=== Entries shown ===

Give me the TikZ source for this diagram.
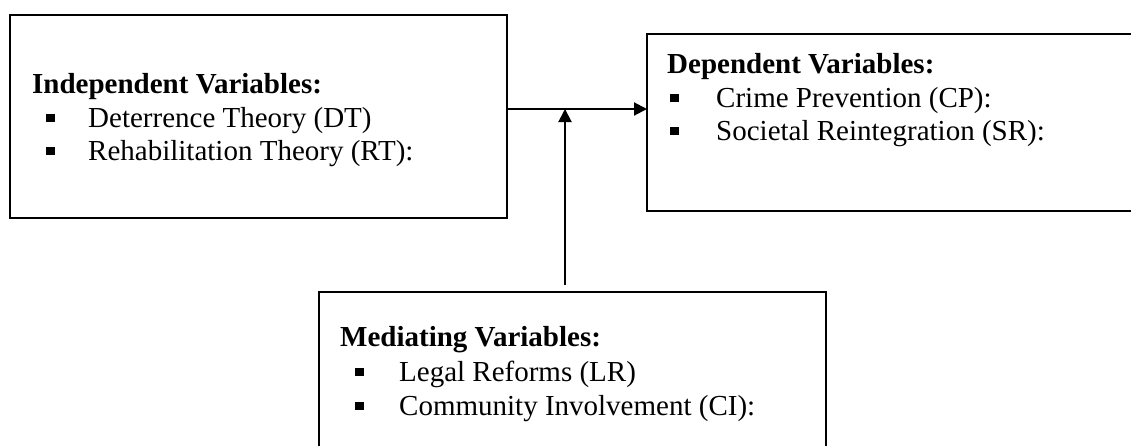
\documentclass[tikz,border=0pt]{standalone}
\usepackage{fontspec}
\setmainfont{Liberation Serif}
\usetikzlibrary{arrows.meta}

\newcommand{\vineta}{\rule[5pt]{8.5pt}{8.5pt}}

\begin{document}
\begin{tikzpicture}[x=1pt, y=-1pt,
% Estilo de las cajas
caja/.style={rectangle, draw=black, line width=2.2pt, anchor=north west, inner sep=0pt, outer sep=0pt},
% Estilo de los textos
titulo/.style={anchor=base west, inner sep=0pt, font=\fontsize{29}{33}\selectfont\bfseries},
item/.style={anchor=base west, inner sep=0pt, font=\fontsize{29}{33}\selectfont},
% Estilo de las flechas
flecha/.style={-{Triangle[length=13pt,width=13pt]}, line width=2pt},
]
\path[use as bounding box, clip] (0,0) rectangle (1131,445);

% Cajas
\node (indep) at (10,15) [caja, minimum width=497pt, minimum height=203pt]{};
\node (dep) at (647,34) [caja, minimum width=493pt, minimum height=177pt]{};
\node (med) at (319,292) [caja, minimum width=507pt, minimum height=170pt]{};

% Textos
\node (tindep) at (32,93) [titulo]{Independent Variables:};
\node (dt) at (46,127) [item]{\vineta\hspace{33.5pt}Deterrence Theory (DT)};
\node (rt) at (46,160) [item]{\vineta\hspace{33.5pt}Rehabilitation Theory (RT):};

\node (tdep) at (667,73) [titulo]{Dependent Variables:};
\node (cp) at (670,107) [item]{\vineta\hspace{37.5pt}Crime Prevention (CP):};
\node (sr) at (670,140) [item]{\vineta\hspace{37.5pt}Societal Reintegration (SR):};

\node (tmed) at (340,346) [titulo]{Mediating Variables:};
\node (lr) at (355,381) [item]{\vineta\hspace{35.5pt}Legal Reforms (LR)};
\node (ci) at (355,415) [item]{\vineta\hspace{35.5pt}Community Involvement (CI):};

% Flechas
\coordinate (cruce) at (565,109);
\coordinate (pie) at (565,285);
\draw[flecha] (indep.east |- cruce) -- (dep.west |- cruce);
\draw[flecha] (pie) -- (cruce);
\end{tikzpicture}
\end{document}
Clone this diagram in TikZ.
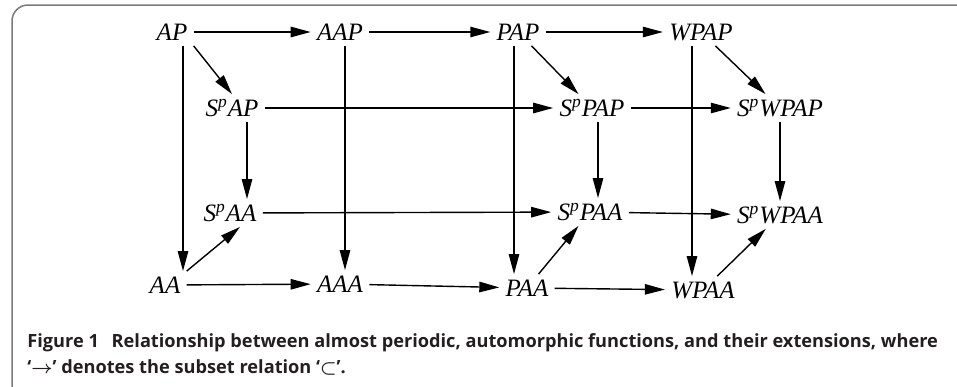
\documentclass[tikz,border=0pt]{standalone}
\usepackage{fontspec}
\setmainfont{Liberation Serif}
\newfontfamily\capfont{Open Sans}
\usepackage{xcolor}
\usetikzlibrary{arrows.meta}
\definecolor{frameGray}{HTML}{7A7A7A}
\definecolor{capBlack}{HTML}{231F20}
\newcommand{\Sp}{S\textsuperscript{p}}

\begin{document}
\begin{tikzpicture}[x=0.5pt,y=-0.5pt,
    set/.style={font=\fontsize{12.5pt}{14pt}\selectfont\itshape,
      inner xsep=3pt, inner ysep=2pt, text height=9pt, text depth=0.5pt},
    sub/.style={-{Triangle[length=10pt,width=5.2pt]}, line width=0.7pt},
    capline/.style={anchor=base west, inner sep=0pt, text=capBlack,
      font=\capfont\bfseries\boldmath\fontsize{9.1pt}{13pt}\selectfont}]
    \useasboundingbox (0,0) rectangle (957,386);
    \clip (0,0) rectangle (957,386);
    \draw[frameGray, line width=0.75pt, rounded corners=8pt] (12,5) rectangle (975,400);

    % top row
    \node[set] (AP)   at (172,32) {AP};
    \node[set] (AAP)  at (340,32) {AAP};
    \node[set] (PAP)  at (518,32) {PAP};
    \node[set] (WPAP) at (701,32) {WPAP};
    % Stepanov rows
    \node[set] (SpAP)   at (232,108) {\Sp AP};
    \node[set] (SpPAP)  at (592,108) {\Sp PAP};
    \node[set] (SpWPAP) at (780,108) {\Sp WPAP};
    \node[set] (SpAA)   at (230,213) {\Sp AA};
    \node[set] (SpPAA)  at (590,212) {\Sp PAA};
    \node[set] (SpWPAA) at (780,215) {\Sp WPAA};
    % bottom row
    \node[set] (AA)   at (165,285) {AA};
    \node[set] (AAA)  at (340,284) {AAA};
    \node[set] (PAA)  at (527,288) {PAA};
    \node[set] (WPAA) at (703,290) {WPAA};

    \draw[sub] (AP) -- (AAP);
    \draw[sub] (AAP) -- (PAP);
    \draw[sub] (PAP) -- (WPAP);
    \draw[sub] (SpAP) -- (SpPAP);
    \draw[sub] (SpPAP) -- (SpWPAP);
    \draw[sub] (SpAA) -- (SpPAA);
    \draw[sub] (SpPAA) -- (SpWPAA);
    \draw[sub] (AA) -- (AAA);
    \draw[sub] (AAA) -- (PAA);
    \draw[sub] (PAA) -- (WPAA);

    \draw[sub] ([xshift=5.5pt]AP.south) -- ([xshift=5.5pt]AP.south |- AA.north);
    \draw[sub] ([xshift=2.5pt]AAP.south) -- ([xshift=2.5pt]AAP.south |- AAA.north);
    \draw[sub] ([xshift=-2pt]PAP.south) -- ([xshift=-2pt]PAP.south |- PAA.north);
    \draw[sub] ([xshift=-4.5pt]WPAP.south) -- ([xshift=-4.5pt]WPAP.south |- WPAA.north);
    \draw[sub] ([xshift=7.5pt]SpAP.south) -- ([xshift=7.5pt]SpAP.south |- SpAA.north);
    \draw[sub] ([xshift=3pt]SpPAP.south) -- ([xshift=3pt]SpPAP.south |- SpPAA.north);
    \draw[sub] (SpWPAP.south) -- (SpWPAP.south |- SpWPAA.north);

    \draw[sub] (AP.south east) -- (SpAP.north);
    \draw[sub] (PAP) -- (SpPAP);
    \draw[sub] (WPAP) -- (SpWPAP);
    \draw[sub] (AA.north east) -- ([xshift=5pt]SpAA.south);
    \draw[sub] (PAA) -- (SpPAA);
    \draw[sub] (WPAA) -- (SpWPAA);

    \node[capline] (capA) at (27,347) {Figure 1\hspace{0.7em}Relationship between almost periodic, automorphic functions, and their extensions, where};
    \node[capline] (capB) at (27,373) {‘$\rightarrow$’ denotes the subset relation ‘$\subset$’.};
\end{tikzpicture}
\end{document}
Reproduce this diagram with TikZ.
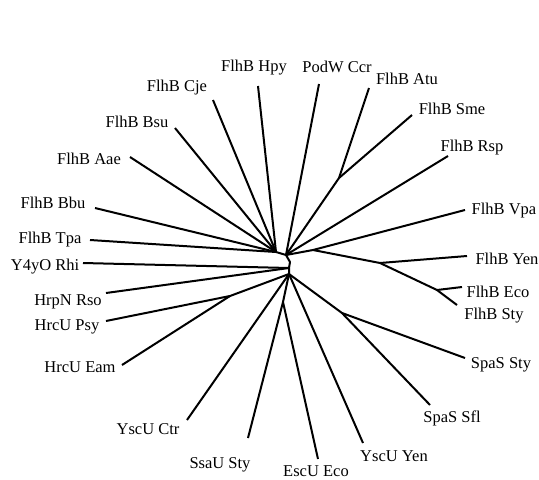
\documentclass[tikz,border=0pt]{standalone}
\usepackage{fontspec}
\setmainfont{Liberation Serif}
\begin{document}
\begin{tikzpicture}[x=1pt,y=-1pt,
  br/.style={line width=2pt, line cap=butt, line join=round},
  lab/.style={font=\fontsize{16.5}{18}\selectfont, inner sep=0pt}]
\useasboundingbox[fill=white] (0,0) rectangle (539,480);
% labels
\node[lab] (hpy) at (254,68) {FlhB Hpy};
\node[lab] (ccr) at (337,67) {PodW Ccr};
\node[lab] (atu) at (407,79) {FlhB Atu};
\node[lab] (sme) at (452,109) {FlhB Sme};
\node[lab] (rsp) at (472,148) {FlhB Rsp};
\node[lab] (vpa) at (504,211) {FlhB Vpa};
\node[lab] (yen) at (507,259) {FlhB Yen};
\node[lab] (eco) at (498,292) {FlhB Eco};
\node[lab] (fsty) at (494,316) {FlhB Sty};
\node[lab] (ssty) at (501,365) {SpaS Sty};
\node[lab] (sfl) at (452,418) {SpaS Sfl};
\node[lab] (yyen) at (394,456) {YscU Yen};
\node[lab] (escu) at (316,471) {EscU Eco};
\node[lab] (ssau) at (220,465) {SsaU Sty};
\node[lab] (ctr) at (148,429) {YscU Ctr};
\node[lab] (eam) at (80,367) {HrcU Eam};
\node[lab] (psy) at (67,327) {HrcU Psy};
\node[lab] (rso) at (68,302) {HrpN Rso};
\node[lab] (rhi) at (45,267) {Y4yO Rhi};
\node[lab] (tpa) at (50,240) {FlhB Tpa};
\node[lab] (bbu) at (53,203) {FlhB Bbu};
\node[lab] (aae) at (89,159) {FlhB Aae};
\node[lab] (bsu) at (137,122) {FlhB Bsu};
\node[lab] (cje) at (177,88) {FlhB Cje};
% leaf ends
\coordinate (lhpy) at (258,86);
\coordinate (lccr) at (319,84);
\coordinate (latu) at (369,88);
\coordinate (lsme) at (412,115);
\coordinate (lrsp) at (448,156);
\coordinate (lvpa) at (465,210);
\coordinate (lyen) at (467,256);
\coordinate (leco) at (462,287);
\coordinate (lfsty) at (457,305);
\coordinate (lssty) at (465,358);
\coordinate (lsfl) at (430,405);
\coordinate (lyyen) at (363,443);
\coordinate (lescu) at (318,459);
\coordinate (lssau) at (248,438);
\coordinate (lctr) at (187,420);
\coordinate (leam) at (122,365);
\coordinate (lpsy) at (106,321);
\coordinate (lrso) at (106,293);
\coordinate (lrhi) at (83,263);
\coordinate (ltpa) at (90,240);
\coordinate (lbbu) at (95,208);
\coordinate (laae) at (130,157);
\coordinate (lbsu) at (175,128);
\coordinate (lcje) at (213,100);
% internal nodes
\coordinate (NL) at (276,252);
\coordinate (N1) at (286,255);
\coordinate (AS) at (339,178);
\coordinate (VY) at (313,250);
\coordinate (YE) at (380,263);
\coordinate (ES) at (437,290);
\coordinate (NM) at (290,262);
\coordinate (NR) at (289,268);
\coordinate (N2) at (289,274);
\coordinate (PE) at (230,296);
\coordinate (SE) at (283,302);
\coordinate (SP) at (342,313);
% branches
\draw[br] (N1) -- (NL);
\foreach \l in {lhpy,lcje,lbsu,laae,lbbu,ltpa} \draw[br] (NL) -- (\l);
\draw[br] (N1) -- (lccr);
\draw[br] (N1) -- (AS) -- (lsme);
\draw[br] (AS) -- (latu);
\draw[br] (N1) -- (lrsp);
\draw[br] (N1) -- (VY) -- (lvpa);
\draw[br] (VY) -- (YE) -- (lyen);
\draw[br] (YE) -- (ES) -- (lfsty);
\draw[br] (ES) -- (leco);
\draw[br] (N1) -- (NM) -- (NR) -- (N2);
\draw[br] (NR) -- (lrhi);
\draw[br] (NR) -- (lrso);
\draw[br] (N2) -- (PE) -- (leam);
\draw[br] (PE) -- (lpsy);
\draw[br] (N2) -- (lctr);
\draw[br] (N2) -- (SE) -- (lssau);
\draw[br] (SE) -- (lescu);
\draw[br] (N2) -- (lyyen);
\draw[br] (N2) -- (SP) -- (lssty);
\draw[br] (SP) -- (lsfl);
\end{tikzpicture}
\end{document}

===

=== Stated task ===
Where a line contains the string "this", extract that line.

=== Solution to the exercise ===
Give me the TikZ source for this diagram.
Clone this diagram in TikZ.
Reproduce this diagram with TikZ.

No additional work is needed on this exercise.